** Start **
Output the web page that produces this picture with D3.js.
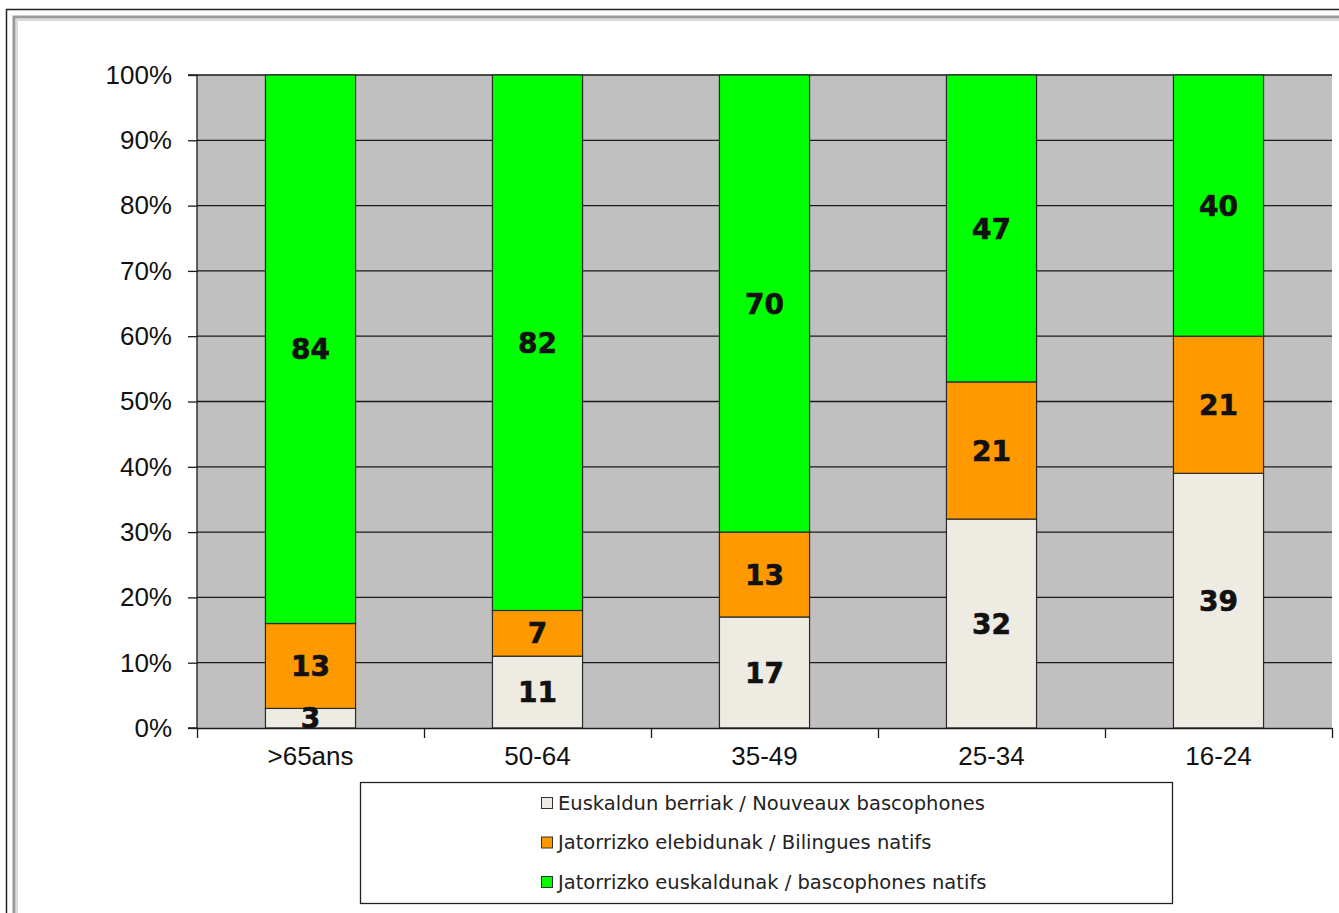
<!DOCTYPE html>
<html>
<head>
<meta charset="utf-8">
<script src="https://cdn.jsdelivr.net/npm/d3@7/dist/d3.min.js"></script>
<style>
  html, body { margin: 0; padding: 0; background: #fff; }
  svg { display: block; }
</style>
</head>
<body>
<svg id="chart" width="1339" height="913"></svg>
<script>
// Age groups and the share (in %) of each speaker profile
const categories = [">65ans", "50-64", "35-49", "25-34", "16-24"];
const nouveaux = [3, 11, 17, 32, 39];
const bilingues = [13, 7, 13, 21, 21];
const natifs = [84, 82, 70, 47, 40];

const seriesNames = [
  "Euskaldun berriak / Nouveaux bascophones",
  "Jatorrizko elebidunak / Bilingues natifs",
  "Jatorrizko euskaldunak / bascophones natifs"
];
const seriesColors = ["#eeebe2", "#ff9900", "#00ff00"];
const yTicks = [0, 10, 20, 30, 40, 50, 60, 70, 80, 90, 100];

const svg = d3.select("#chart");

// outer frame with its grey inner bevel
svg.append("rect").attr("x", 6.5).attr("y", 9.5).attr("width", 1400).attr("height", 1000)
  .attr("fill", "#fff").attr("stroke", "#222").attr("stroke-width", 1.5);
svg.append("rect").attr("x", 14).attr("y", 17).attr("width", 1400).attr("height", 1000)
  .attr("fill", "none").attr("stroke", "#9a9a9a").attr("stroke-width", 3);
svg.append("rect").attr("x", 17).attr("y", 20).attr("width", 1400).attr("height", 1000)
  .attr("fill", "none").attr("stroke", "#dcdcdc").attr("stroke-width", 2);

const plot = { left: 197, right: 1332, top: 75, bottom: 728 };

const x = d3.scaleBand().domain(categories).range([plot.left, plot.right]).padding(0);
const y = d3.scaleLinear().domain([0, 100]).range([plot.bottom, plot.top]);
const barW = x.bandwidth() * 0.397;

// plot background
svg.append("rect")
  .attr("x", plot.left).attr("y", plot.top)
  .attr("width", plot.right - plot.left).attr("height", plot.bottom - plot.top)
  .attr("fill", "#c0c0c0");

// horizontal gridlines
svg.append("g").selectAll("line").data(yTicks.filter(d => d > 0)).join("line")
  .attr("x1", plot.left).attr("x2", plot.right)
  .attr("y1", d => y(d)).attr("y2", d => y(d))
  .attr("stroke", "#1a1a1a").attr("stroke-width", 1.3);

// stacked bars
const rows = categories.map((c, i) => ({ cat: c, vals: [nouveaux[i], bilingues[i], natifs[i]] }));
const segs = [];
rows.forEach(r => {
  let acc = 0;
  r.vals.forEach((v, k) => {
    segs.push({ cat: r.cat, k, v, y0: acc, y1: acc + v });
    acc += v;
  });
});

const barsG = svg.append("g");
barsG.selectAll("rect").data(segs).join("rect")
  .attr("x", d => x(d.cat) + (x.bandwidth() - barW) / 2)
  .attr("width", barW)
  .attr("y", d => y(d.y1))
  .attr("height", d => y(d.y0) - y(d.y1))
  .attr("fill", d => seriesColors[d.k])
  .attr("stroke", "#2a2a2a").attr("stroke-width", 1.2);

// value labels centred in each segment
barsG.selectAll("text").data(segs).join("text")
  .attr("x", d => x(d.cat) + x.bandwidth() / 2)
  .attr("y", d => y((d.y0 + d.y1) / 2))
  .attr("dy", "0.36em")
  .attr("text-anchor", "middle")
  .attr("font-family", "'DejaVu Sans', Verdana, sans-serif")
  .attr("font-weight", "bold")
  .attr("font-size", 28)
  .attr("fill", "#111")
  .attr("stroke", "#111").attr("stroke-width", 0.6)
  .text(d => d.v);

// y axis
const yAxis = d3.axisLeft(y).tickValues(yTicks).tickFormat(d => d + "%").tickSize(9).tickPadding(16);
const yG = svg.append("g").attr("transform", `translate(${plot.left},0)`).call(yAxis);
yG.select(".domain").attr("stroke", "#1a1a1a").attr("stroke-width", 1.3).attr("d", `M-9,${plot.top}H0V${plot.bottom}H-9`);
yG.selectAll(".tick line").attr("stroke", "#1a1a1a").attr("stroke-width", 1.3);
yG.selectAll(".tick text")
  .attr("font-family", "'Liberation Sans', Arial, sans-serif")
  .attr("font-size", 26).attr("fill", "#111");

// x axis: baseline with ticks at category boundaries
const xb = d3.scaleLinear().domain([0, categories.length]).range([plot.left, plot.right]);
const xBoundG = svg.append("g").attr("transform", `translate(0,${plot.bottom})`)
  .call(d3.axisBottom(xb).ticks(categories.length).tickFormat("").tickSize(10).tickSizeOuter(0));
xBoundG.select(".domain").attr("stroke", "#1a1a1a").attr("stroke-width", 1.3);
xBoundG.selectAll(".tick line").attr("stroke", "#1a1a1a").attr("stroke-width", 1.3);

const xG = svg.append("g").attr("transform", `translate(0,${plot.bottom})`)
  .call(d3.axisBottom(x).tickSize(0).tickPadding(19));
xG.select(".domain").remove();
xG.selectAll(".tick text")
  .attr("font-family", "'Liberation Sans', Arial, sans-serif")
  .attr("font-size", 26).attr("fill", "#111");

// legend
const lg = svg.append("g");
lg.append("rect").attr("x", 360.5).attr("y", 782.5).attr("width", 812).attr("height", 121)
  .attr("fill", "#fff").attr("stroke", "#222").attr("stroke-width", 1.3);
const items = lg.selectAll("g.item").data(seriesNames).join("g").attr("class", "item")
  .attr("transform", (d, i) => `translate(541,${803 + i * 39.5})`);
items.append("rect").attr("x", 0.5).attr("y", -5.5).attr("width", 11).attr("height", 11)
  .attr("fill", (d, i) => seriesColors[i]).attr("stroke", "#333").attr("stroke-width", 1);
items.append("text").attr("x", 17).attr("y", 0).attr("dy", "0.35em")
  .attr("font-family", "Tahoma, 'DejaVu Sans', sans-serif")
  .attr("font-size", 19.5).attr("fill", "#222")
  .text(d => d);
</script>
</body>
</html>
** End **
## Task requirements
Repeat the listing in full and exactly. Do not include any images.

## Exercise result
Output the web page that produces this picture with D3.js.
<!DOCTYPE html>
<html>
<head>
<meta charset="utf-8">
<script src="https://cdn.jsdelivr.net/npm/d3@7/dist/d3.min.js"></script>
<style>
  html, body { margin: 0; padding: 0; background: #fff; }
  svg { display: block; }
</style>
</head>
<body>
<svg id="chart" width="1339" height="913"></svg>
<script>
// Age groups and the share (in %) of each speaker profile
const categories = [">65ans", "50-64", "35-49", "25-34", "16-24"];
const nouveaux = [3, 11, 17, 32, 39];
const bilingues = [13, 7, 13, 21, 21];
const natifs = [84, 82, 70, 47, 40];

const seriesNames = [
  "Euskaldun berriak / Nouveaux bascophones",
  "Jatorrizko elebidunak / Bilingues natifs",
  "Jatorrizko euskaldunak / bascophones natifs"
];
const seriesColors = ["#eeebe2", "#ff9900", "#00ff00"];
const yTicks = [0, 10, 20, 30, 40, 50, 60, 70, 80, 90, 100];

const svg = d3.select("#chart");

// outer frame with its grey inner bevel
svg.append("rect").attr("x", 6.5).attr("y", 9.5).attr("width", 1400).attr("height", 1000)
  .attr("fill", "#fff").attr("stroke", "#222").attr("stroke-width", 1.5);
svg.append("rect").attr("x", 14).attr("y", 17).attr("width", 1400).attr("height", 1000)
  .attr("fill", "none").attr("stroke", "#9a9a9a").attr("stroke-width", 3);
svg.append("rect").attr("x", 17).attr("y", 20).attr("width", 1400).attr("height", 1000)
  .attr("fill", "none").attr("stroke", "#dcdcdc").attr("stroke-width", 2);

const plot = { left: 197, right: 1332, top: 75, bottom: 728 };

const x = d3.scaleBand().domain(categories).range([plot.left, plot.right]).padding(0);
const y = d3.scaleLinear().domain([0, 100]).range([plot.bottom, plot.top]);
const barW = x.bandwidth() * 0.397;

// plot background
svg.append("rect")
  .attr("x", plot.left).attr("y", plot.top)
  .attr("width", plot.right - plot.left).attr("height", plot.bottom - plot.top)
  .attr("fill", "#c0c0c0");

// horizontal gridlines
svg.append("g").selectAll("line").data(yTicks.filter(d => d > 0)).join("line")
  .attr("x1", plot.left).attr("x2", plot.right)
  .attr("y1", d => y(d)).attr("y2", d => y(d))
  .attr("stroke", "#1a1a1a").attr("stroke-width", 1.3);

// stacked bars
const rows = categories.map((c, i) => ({ cat: c, vals: [nouveaux[i], bilingues[i], natifs[i]] }));
const segs = [];
rows.forEach(r => {
  let acc = 0;
  r.vals.forEach((v, k) => {
    segs.push({ cat: r.cat, k, v, y0: acc, y1: acc + v });
    acc += v;
  });
});

const barsG = svg.append("g");
barsG.selectAll("rect").data(segs).join("rect")
  .attr("x", d => x(d.cat) + (x.bandwidth() - barW) / 2)
  .attr("width", barW)
  .attr("y", d => y(d.y1))
  .attr("height", d => y(d.y0) - y(d.y1))
  .attr("fill", d => seriesColors[d.k])
  .attr("stroke", "#2a2a2a").attr("stroke-width", 1.2);

// value labels centred in each segment
barsG.selectAll("text").data(segs).join("text")
  .attr("x", d => x(d.cat) + x.bandwidth() / 2)
  .attr("y", d => y((d.y0 + d.y1) / 2))
  .attr("dy", "0.36em")
  .attr("text-anchor", "middle")
  .attr("font-family", "'DejaVu Sans', Verdana, sans-serif")
  .attr("font-weight", "bold")
  .attr("font-size", 28)
  .attr("fill", "#111")
  .attr("stroke", "#111").attr("stroke-width", 0.6)
  .text(d => d.v);

// y axis
const yAxis = d3.axisLeft(y).tickValues(yTicks).tickFormat(d => d + "%").tickSize(9).tickPadding(16);
const yG = svg.append("g").attr("transform", `translate(${plot.left},0)`).call(yAxis);
yG.select(".domain").attr("stroke", "#1a1a1a").attr("stroke-width", 1.3).attr("d", `M-9,${plot.top}H0V${plot.bottom}H-9`);
yG.selectAll(".tick line").attr("stroke", "#1a1a1a").attr("stroke-width", 1.3);
yG.selectAll(".tick text")
  .attr("font-family", "'Liberation Sans', Arial, sans-serif")
  .attr("font-size", 26).attr("fill", "#111");

// x axis: baseline with ticks at category boundaries
const xb = d3.scaleLinear().domain([0, categories.length]).range([plot.left, plot.right]);
const xBoundG = svg.append("g").attr("transform", `translate(0,${plot.bottom})`)
  .call(d3.axisBottom(xb).ticks(categories.length).tickFormat("").tickSize(10).tickSizeOuter(0));
xBoundG.select(".domain").attr("stroke", "#1a1a1a").attr("stroke-width", 1.3);
xBoundG.selectAll(".tick line").attr("stroke", "#1a1a1a").attr("stroke-width", 1.3);

const xG = svg.append("g").attr("transform", `translate(0,${plot.bottom})`)
  .call(d3.axisBottom(x).tickSize(0).tickPadding(19));
xG.select(".domain").remove();
xG.selectAll(".tick text")
  .attr("font-family", "'Liberation Sans', Arial, sans-serif")
  .attr("font-size", 26).attr("fill", "#111");

// legend
const lg = svg.append("g");
lg.append("rect").attr("x", 360.5).attr("y", 782.5).attr("width", 812).attr("height", 121)
  .attr("fill", "#fff").attr("stroke", "#222").attr("stroke-width", 1.3);
const items = lg.selectAll("g.item").data(seriesNames).join("g").attr("class", "item")
  .attr("transform", (d, i) => `translate(541,${803 + i * 39.5})`);
items.append("rect").attr("x", 0.5).attr("y", -5.5).attr("width", 11).attr("height", 11)
  .attr("fill", (d, i) => seriesColors[i]).attr("stroke", "#333").attr("stroke-width", 1);
items.append("text").attr("x", 17).attr("y", 0).attr("dy", "0.35em")
  .attr("font-family", "Tahoma, 'DejaVu Sans', sans-serif")
  .attr("font-size", 19.5).attr("fill", "#222")
  .text(d => d);
</script>
</body>
</html>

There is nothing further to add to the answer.